The presentation also spotlighted web application vulnerabilities, including weak user authentication, lack of rate limiting, SQL injection, and server misconfigurations. These allow attackers to bypass access controls, extract sensitive data, or execute remote code. A case study of Capital One demonstrated how a simple AWS metadata misconfiguration enabled a breach that impacted over 100 million users and caused a significant stock decline.

Misconfigurations in Kubernetes, particularly open or poorly secured kubelets, were also a major focus. Attackers exploited anonymous access to launch crypto-mining operations using malware like Hildegard, leveraging service account tokens and AWS metadata to move laterally and maintain persistence. Their methods included obfuscation techniques like encrypted binaries and process masquerading to evade detection.
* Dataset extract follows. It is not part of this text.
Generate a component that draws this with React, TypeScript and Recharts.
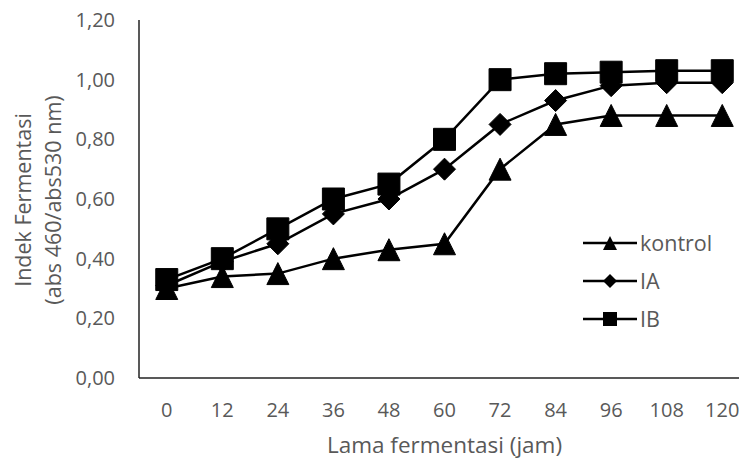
import { Legend, Line, LineChart, XAxis, YAxis } from "recharts";

const hours = ["0", "12", "24", "36", "48", "60", "72", "84", "96", "108", "120"];
const kontrol = [0.3, 0.34, 0.35, 0.4, 0.43, 0.45, 0.7, 0.85, 0.88, 0.88, 0.88];
const seriesIA = [0.31, 0.39, 0.45, 0.55, 0.6, 0.7, 0.85, 0.93, 0.98, 0.99, 0.99];
const seriesIB = [0.33, 0.4, 0.5, 0.6, 0.65, 0.8, 1.0, 1.02, 1.025, 1.03, 1.03];
const yTicks = [0, 0.2, 0.4, 0.6, 0.8, 1.0, 1.2];

const data = hours.map((jam, i) => ({
  jam,
  kontrol: kontrol[i],
  IA: seriesIA[i],
  IB: seriesIB[i],
}));

const FONT = "'Open Sans', sans-serif";
const TEXT = "#595959";

type Shape = "triangle" | "diamond" | "square";

function markerPath(shape: Shape, cx: number, cy: number, r: number) {
  if (shape === "triangle") {
    return `M${cx},${cy - r} L${cx + r},${cy + r} L${cx - r},${cy + r} Z`;
  }
  if (shape === "diamond") {
    return `M${cx},${cy - r} L${cx + r},${cy} L${cx},${cy + r} L${cx - r},${cy} Z`;
  }
  return `M${cx - r},${cy - r} H${cx + r} V${cy + r} H${cx - r} Z`;
}

const makeDot = (shape: Shape) => (props: any) => {
  const { cx, cy, index } = props;
  if (cx == null || cy == null) return <g key={index} />;
  return <path key={index} d={markerPath(shape, cx, cy, 11)} fill="#000" stroke="#000" />;
};

const legendItems: { name: string; shape: Shape }[] = [
  { name: "kontrol", shape: "triangle" },
  { name: "IA", shape: "diamond" },
  { name: "IB", shape: "square" },
];

function renderLegend() {
  return (
    <div style={{ fontFamily: FONT, fontSize: 21.5, color: TEXT }}>
      {legendItems.map((item) => (
        <div key={item.name} style={{ display: "flex", alignItems: "center", height: 38 }}>
          <svg width={57} height={20} style={{ display: "block" }}>
            <line x1={0} y1={10} x2={54} y2={10} stroke="#000" strokeWidth={2.5} />
            <path d={markerPath(item.shape, 27, 10, 7)} fill="#000" />
          </svg>
          <span style={{ lineHeight: "24px" }}>{item.name}</span>
        </div>
      ))}
    </div>
  );
}

function YTitle() {
  const cy = 200;
  return (
    <g fontFamily={FONT} fontSize={21.5} fill={TEXT} textAnchor="middle">
      <text x={22} y={cy} dominantBaseline="central" transform={`rotate(-90, 22, ${cy})`}>
        Indek Fermentasi
      </text>
      <text x={52} y={cy} dominantBaseline="central" transform={`rotate(-90, 52, ${cy})`}>
        (abs 460/abs530 nm)
      </text>
    </g>
  );
}

function XTitle(props: any) {
  const { viewBox } = props;
  const cx = viewBox.x + viewBox.width / 2;
  return (
    <text x={cx} y={453} textAnchor="middle" fontFamily={FONT} fontSize={22.5} fill={TEXT}>
      Lama fermentasi (jam)
    </text>
  );
}

export default function App() {
  return (
    <div
      style={{
        position: "absolute",
        left: 0,
        top: 0,
        width: 739,
        height: 462,
        overflow: "hidden",
        background: "#fff",
      }}
    >
      <LineChart width={760} height={462} data={data} margin={{ top: 20, right: 10, left: 0, bottom: 0 }}>
        <XAxis
          dataKey="jam"
          height={84}
          padding={{ left: 27.75, right: 27.75 }}
          tickLine={false}
          tickSize={0}
          tickMargin={25}
          stroke="#222"
          strokeWidth={1.5}
          tick={{ fill: TEXT, fontSize: 20, fontFamily: FONT }}
          interval={0}
          label={{ content: XTitle }}
        />
        <YAxis
          width={139}
          domain={[0, 1.2]}
          ticks={yTicks}
          tickLine={false}
          tickSize={0}
          tickMargin={24}
          stroke="#222"
          strokeWidth={1.5}
          tick={{ fill: TEXT, fontSize: 20, fontFamily: FONT }}
          tickFormatter={(v: number) => v.toFixed(2).replace(".", ",")}
          label={{ content: YTitle }}
        />
        <Legend
          content={renderLegend}
          layout="vertical"
          verticalAlign="middle"
          align="center"
          wrapperStyle={{ left: 583, top: 224, width: 150 }}
        />
        <Line
          dataKey="kontrol"
          stroke="#000"
          strokeWidth={2.5}
          dot={makeDot("triangle")}
          activeDot={false}
          isAnimationActive={false}
        />
        <Line
          dataKey="IA"
          stroke="#000"
          strokeWidth={2.5}
          dot={makeDot("diamond")}
          activeDot={false}
          isAnimationActive={false}
        />
        <Line
          dataKey="IB"
          stroke="#000"
          strokeWidth={2.5}
          dot={makeDot("square")}
          activeDot={false}
          isAnimationActive={false}
        />
      </LineChart>
    </div>
  );
}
The final case study covered the Sarathi Parivahan hack—an Indian government transportation portal. Discovered by cybersecurity researcher Robin Justin, the breach involved a chain of five severe vulnerabilities: broken access controls, frontend-generated OTPs, CAPTCHA reuse, and an exposed default admin account. The exploit enabled full system access without triggering alarms and went unreported in mainstream media due to ethical disclosure and prompt remediation by authorities.

In conclusion, these incidents reveal a disturbing trend: many breaches are preventable yet continue due to negligence, poor security posture, and lack of awareness. The takeaway is clear—organizations must adopt a proactive, layered security strategy, enforce strong authentication, monitor systems continuously, and foster a culture of cybersecurity awareness to mitigate future threats.